Ayer llegué tarde a casa, imbuido por el ambiente mágico de la gran hoguera de San Juan, siempre propicio para compartir unas cervezas con los amigos. Alguna más de las deseadas…
Sin embargo he querido madrugar para escribir estas líneas y así empatizar con mi padre, aunque sea a distancia.
Sé que para estas horas ya habrá cortado a golpe de hacha unas hermosas ramas de fresno. Estará ahora montando con ellas un arco sobre la entrada a casa. Forma parte de un curioso ritual que ha visto hacer desde que nació (1934) y que se niega a olvidarlo.
Llevará muchos días en silencio, pensando en cuál es la rama más apropiada para su fin, preocupado, cavilando cómo llegará hasta allí arriba sin hacerse daño. Y mi madre lo habrá mirado con cariño infantil, dejándole marchar, hacer, sin interferir en sus pensamientos… Sentada junto al hogar en esa silla de culo de cuerda que tan bonitos otoños nos ha regalado.
Su maternal aportación consistirá, con suerte, en localizar algunas flores para dar más realce si cabe al arco de fresno. Y es que, como nuestra casa está camino a la ermita de San Juan, se ven obligados a dejarlo bonito, para que lo goce y admire quien por ahí pase.

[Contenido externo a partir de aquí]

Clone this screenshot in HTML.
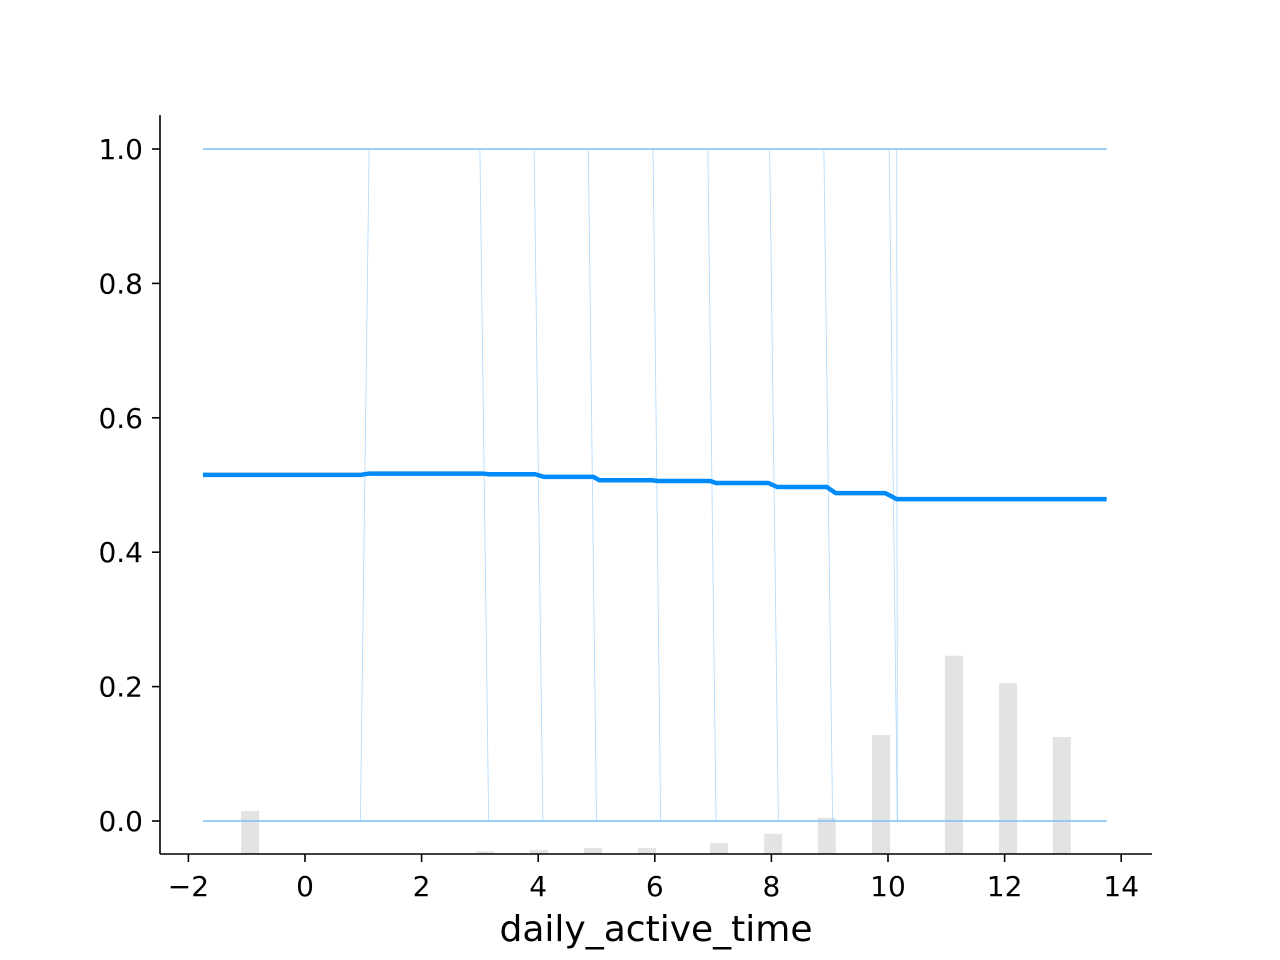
<!DOCTYPE html>
<html><head><meta charset="utf-8"><style>
html,body{margin:0;padding:0;background:#fff;}
svg{display:block;font-family:"DejaVu Sans","Liberation Sans",sans-serif;}
</style></head><body>
<svg id="chart" width="1280" height="960" viewBox="0 0 1280 960" xmlns="http://www.w3.org/2000/svg">
<g id="hist"></g>
<g id="ice"></g>
<g id="mean"></g>
<g id="axes"></g>
</svg>
<script>
const histX = [-0.94, 3.09, 4.01, 4.94, 5.87, 7.1, 8.03, 8.95, 9.88, 11.13, 12.06, 12.98];
const histH = [0.064, 0.004, 0.006, 0.009, 0.009, 0.016, 0.030, 0.054, 0.177, 0.295, 0.254, 0.174];
const meanX = [-1.75, 0.95, 1.1, 3.05, 3.15, 3.95, 4.1, 4.95, 5.05, 5.95, 6.05, 6.95, 7.05, 7.95, 8.1, 8.95, 9.1, 9.95, 10.15, 13.75];
const meanY = [0.515, 0.515, 0.517, 0.517, 0.516, 0.516, 0.512, 0.512, 0.507, 0.507, 0.506, 0.506, 0.503, 0.503, 0.497, 0.497, 0.488, 0.488, 0.479, 0.479];
const iceTopX = [1.1, 3.0, 3.93, 4.86, 5.97, 6.91, 7.97, 8.9, 10.02, 10.15];
const iceBotX = [0.95, 3.15, 4.08, 5.0, 6.1, 7.05, 8.12, 9.05, 10.16, 10.16];
const xTicks = [-2, 0, 2, 4, 6, 8, 10, 12, 14];
const yTicks = [0.0, 0.2, 0.4, 0.6, 0.8, 1.0];
const xMin=-1.75, xMax=13.75;

const X = v => 305 + v*58.3;
const Y = v => 821 - v*672;
const NS = "http://www.w3.org/2000/svg";
function mk(parent, tag, attrs){const e=document.createElementNS(NS,tag);for(const k in attrs)e.setAttribute(k,attrs[k]);parent.appendChild(e);return e;}

const hist=document.getElementById('hist');
histX.forEach((x,i)=>{
  const r=mk(hist,'rect',{x:X(x)-9,y:854-histH[i]*672,width:18,height:histH[i]*672,fill:'#e3e3e3'});
  
  
});

const ice=document.getElementById('ice');
[0,1].forEach(v=>{
  const l=mk(ice,'line',{x1:X(xMin),x2:X(xMax),y1:Y(v),y2:Y(v),stroke:'#7cc0f8','stroke-width':1.5});
  
  
});
iceTopX.forEach((t,i)=>{
  const l=mk(ice,'line',{x1:X(t),y1:Y(1),x2:X(iceBotX[i]),y2:Y(0),stroke:'#8cc8fb','stroke-width':0.8,opacity:0.7});
  
  
});

const mean=document.getElementById('mean');
const p=mk(mean,'polyline',{points:meanX.map((x,i)=>X(x)+','+Y(meanY[i])).join(' '),fill:'none',stroke:'#008bfb','stroke-width':4.5,'stroke-linejoin':'round'});



const ax=document.getElementById('axes');
mk(ax,'line',{x1:160,y1:115,x2:160,y2:854,stroke:'#000','stroke-width':1.6});
mk(ax,'line',{x1:160,y1:854,x2:1152,y2:854,stroke:'#000','stroke-width':1.6});
xTicks.forEach(t=>{
  mk(ax,'line',{x1:X(t),x2:X(t),y1:854,y2:862,stroke:'#000','stroke-width':1.6});
  const tx=mk(ax,'text',{x:X(t),y:896,'text-anchor':'middle','font-size':28});
  tx.textContent=t<0?'\u2212'+(-t):String(t);
  
  
});
yTicks.forEach(t=>{
  mk(ax,'line',{x1:152,x2:160,y1:Y(t),y2:Y(t),stroke:'#000','stroke-width':1.6});
  const tx=mk(ax,'text',{x:143,y:Y(t)+10,'text-anchor':'end','font-size':28});
  tx.textContent=t.toFixed(1);
  
  
});
const lab=mk(ax,'text',{x:656,y:941,'text-anchor':'middle','font-size':36});
lab.textContent='daily_active_time';


</script>
</body></html>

De nuestra casa hacia arriba, todos los caseríos y el humilde templete amanecerán hoy tocados con sus ramas, el sublime engalanamiento para el que se presupone el día más largo del año. Sin embargo, curiosamente, en el resto del pueblo es prácticamente desconocida esta costumbre.
Esas ramas ahí colocadas tienen un valor protector para la casa y para los que en ella viven, un valor que difusamente recuerdan hoy, especialmente reducido a la protección contra los rayos. Es nada menos que el fresno, el árbol sagrado de las antiguas culturas celtas, un árbol del que en la cultura popular vasca se asegura que, a diferencia de otras plantas protectoras, no es necesario bendecirlo porque desde su mismo nacimiento son benditos.
La clave para que se active todo su potencial mágico es que se corte hoy, en el día de San Juan, con la primera claridad del amanecer, antes de que ningún rayo de sol toque parte alguna del lugar porque entonces se desvanecería su prodigioso poder. Por eso sé que mi padre estará ahora por ahí.
Permanecerá así colocado hasta el día 29, San Pedro. Y habrá que quitarlo porque a partir de entonces ya no protegerá de nada: será inútil, un funesto despojo. Es ésta asimismo la fecha en que, dicen, se despide de nosotros el cantarín kuku. Dicho de otro modo, es el arranque de otra época y ciclos anuales.
No sé cuantos años más podrá mi padre poner esas ramas de fresno al amanecer. Pocos… Por eso lo gozo y admiro cada año más. Tomándolo como un gran regalo, orgulloso de ser el beneficiario de esa gran herencia.
No lo contemplo entusiasmado por el hecho folklórico en sí, sino fascinado por el modo instintivo, incuestionable y atávico con que año tras año lo repite, haciendo que pervivan un poco más aquellas ideas o formas de vida propias de sus antepasados y que da vértigo pensar desde dónde vienen. Sin planteárselo y sin saber exactamente por qué lo hace. Pero lo hace. Inexorablemente…
Una fuerte llamada de su interior provoca que ese ritual sea algo irremediable en su vida y que se vea forzado a repetirlo cíclicamente. Como cuando las golondrinas en un preciso instante y obedeciendo una orden que nadie —ni ellas— sabe de dónde procede, dejan de revolotear por nuestros aleros para dirigirse decididas a surcar los cielos hacia tierras africanas.
Cuando falte, intentaré continuar con el rito del fresno. Pero ni de lejos va a ser lo mismo. Porque ellos son los últimos que saben hablar y escuchar las llamadas de la tierra. Porque son sus hijos. Por eso no es necesario bendecirlos… porque ya nacieron benditos. Como ese fresno que durante décadas y también hoy ha colocado al amanecer del día de San Juan.